You can always tell that a proposed law is a bad one when it is named after a child. It's a common, if insidious, tactic: Name a law after a child, so you can demonize any opponents of the law as monsters who hate children instead.
But that doesn't work with me; the demon's horns fit me rather well, and I don't mind being called a monster and a hater of children.
Unfortunately, some people think criminal law should provide a right and a remedy for every imaginable wrong.
They look to criminal law the way the subject of the Bob Dylan song, "It Ain't Me Babe," looks to Mr. Dylan.
They expect the criminal code to be the legal equivalent of a perfect boyfriend -- to open each and every door for you; to gather flowers constantly; to come each time you call, and to die for you and more.
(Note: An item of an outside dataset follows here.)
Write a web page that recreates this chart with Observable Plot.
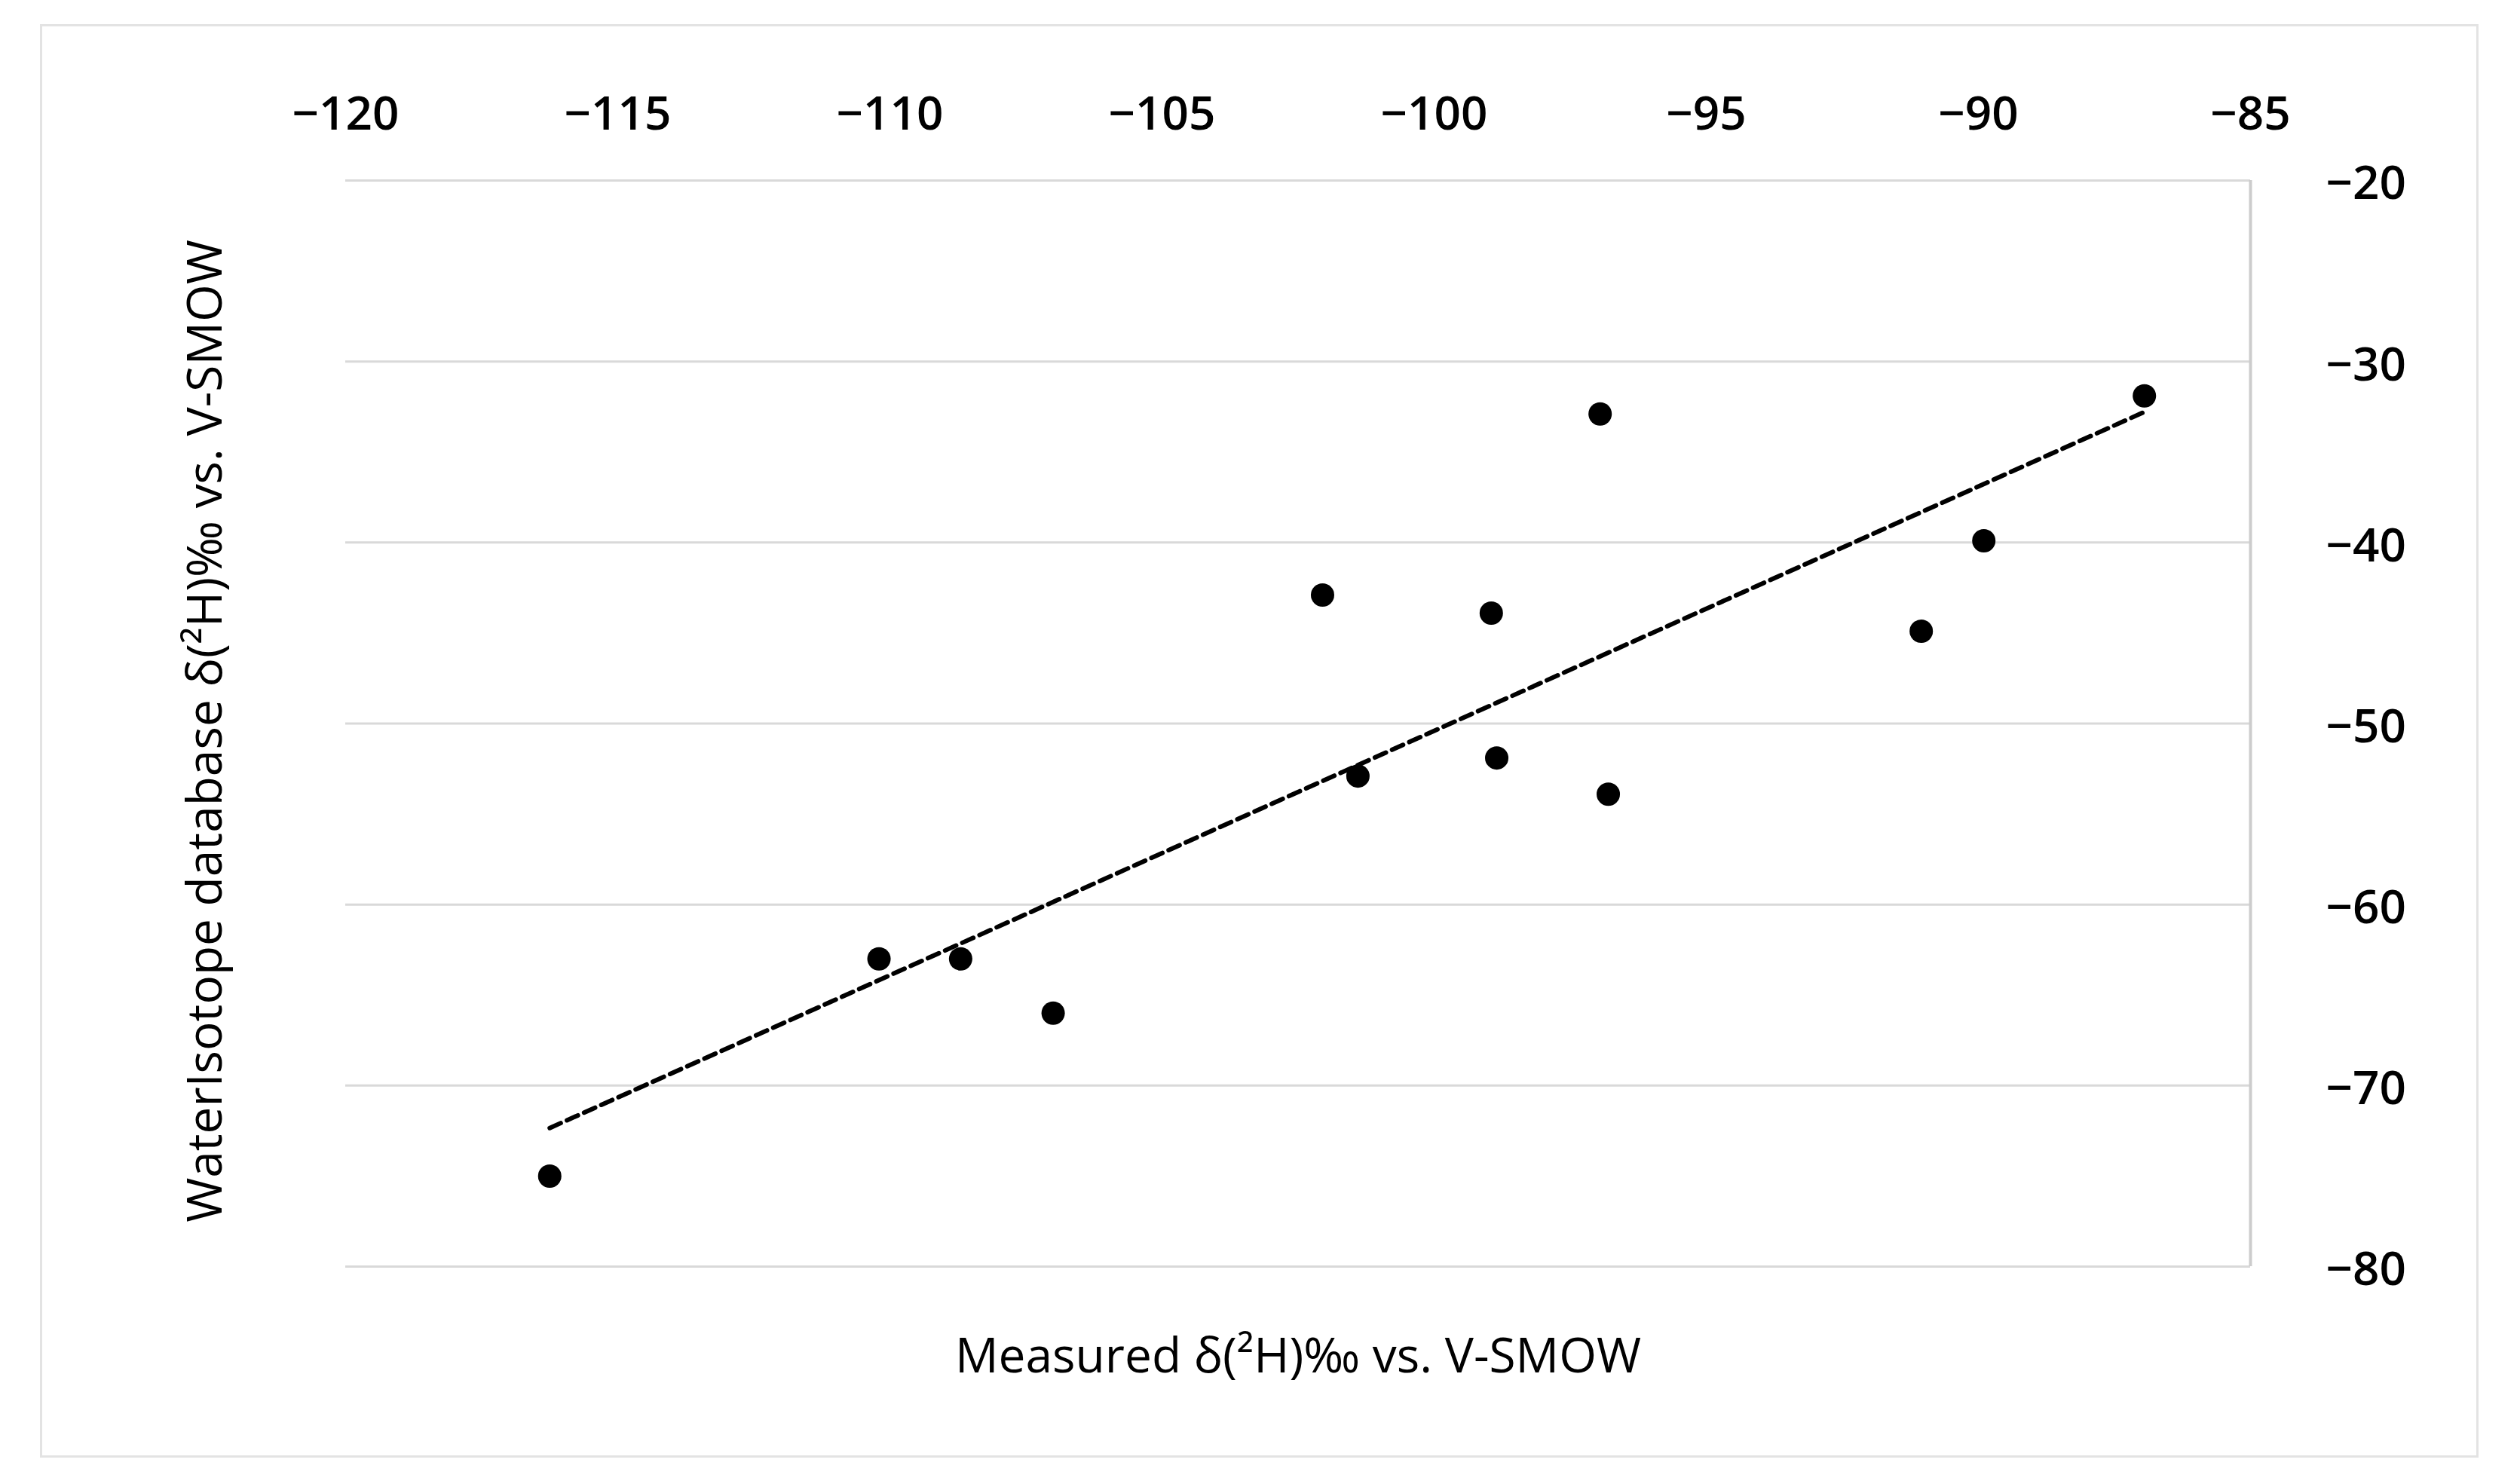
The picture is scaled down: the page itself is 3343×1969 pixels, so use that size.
<!DOCTYPE html>
<html>
<head>
<meta charset="utf-8">
<script src="https://cdn.jsdelivr.net/npm/d3@7"></script>
<script src="https://cdn.jsdelivr.net/npm/@observablehq/plot@0.6"></script>
<style>
  html, body { margin: 0; padding: 0; background: #fff; }
  #wrap { position: relative; width: 3343px; height: 1969px; }
  #border { position: absolute; left: 53px; top: 32px; width: 3235px; height: 1902px; border: 3px solid #e3e3e3; box-sizing: border-box; pointer-events: none; }
  #chart { position: absolute; left: 0; top: 0; }
</style>
</head>
<body>
<div id="wrap"><div id="border"></div><div id="chart"></div></div>
<script>
// Measured δ(2H) (x) vs WaterIsotope database δ(2H) (y)
const measured = [-116.25, -110.2, -108.7, -107.0, -102.05, -101.4, -98.95, -98.85, -96.95, -96.8, -91.05, -89.9, -86.95];
const database = [-75.0, -63.0, -63.0, -66.0, -42.9, -52.9, -43.9, -51.9, -32.9, -53.9, -44.9, -39.9, -31.9];
const xTicks = [-120, -115, -110, -105, -100, -95, -90, -85];
const yTicks = [-20, -30, -40, -50, -60, -70, -80];
const xTitle = "Measured δ(²H)‰ vs. V-SMOW";
const yTitle = "WaterIsotope database δ(²H)‰ vs. V-SMOW";

const data = measured.map((x, i) => ({x, y: database[i]}));
const font = "'Open Sans', 'Noto Sans', sans-serif";

const chart = Plot.plot({
  width: 3343,
  height: 1969,
  marginLeft: 458,
  marginRight: 358,
  marginTop: 239,
  marginBottom: 289,
  style: {fontFamily: font, background: "transparent", color: "#000"},
  x: {domain: [-120, -85]},
  y: {domain: [-80, -20]},
  marks: [
    Plot.gridY(yTicks, {stroke: "#d9d9d9", strokeOpacity: 1, strokeWidth: 3}),
    Plot.ruleX([-85], {stroke: "#cccccc", strokeWidth: 4}),
    Plot.axisX(xTicks, {anchor: "top", tickSize: 0, tickPadding: 68, fontSize: 62, fontWeight: 600, label: null, fill: "#000"}),
    Plot.axisY(yTicks, {anchor: "right", tickSize: 0, tickPadding: 100, fontSize: 62, fontWeight: 600, dy: 5, label: null, fill: "#000", textAnchor: "start"}),
    Plot.linearRegressionY(data, {x: "x", y: "y", stroke: "#000", strokeWidth: 6, strokeDasharray: "16,9", ci: 0}),
    Plot.dot(data, {x: "x", y: "y", r: 15.5, fill: "#000", stroke: "none"}),
    Plot.text([xTitle], {frameAnchor: "bottom", dy: 140, fontSize: 64, fill: "#000"}),
    Plot.text([yTitle], {frameAnchor: "left", textAnchor: "middle", rotate: -90, dx: -185, dy: 10, fontSize: 64, fill: "#000"})
  ]
});
document.getElementById("chart").appendChild(chart);
</script>
</body>
</html>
But criminal law isn't a perfect lover. It's something you stay with because the alternative is worse.
Perhaps, in the course of the next 50 years, maybe one person in the United States will kill a child, not report the child missing for a month and avoid conviction for murder because the failure to report made it difficult to prove the case.
And over the course of those 50 years, hundreds of juries will find the failure to report the child missing the state's strongest evidence of guilt. Then, the judge will be able to pile on a few extra years in prison for failure to report, on top of the life sentence for murder. That's really important legislation we need to pass.
But I am a reasonable man, amenable to compromise. So, let's add a couple of amendments to Caylee's Law; I suggest repealing the Clean Air Act and the Fair Labor Standards Act.
Do that, and I will howl for its passage as loudly as any primate in the forest.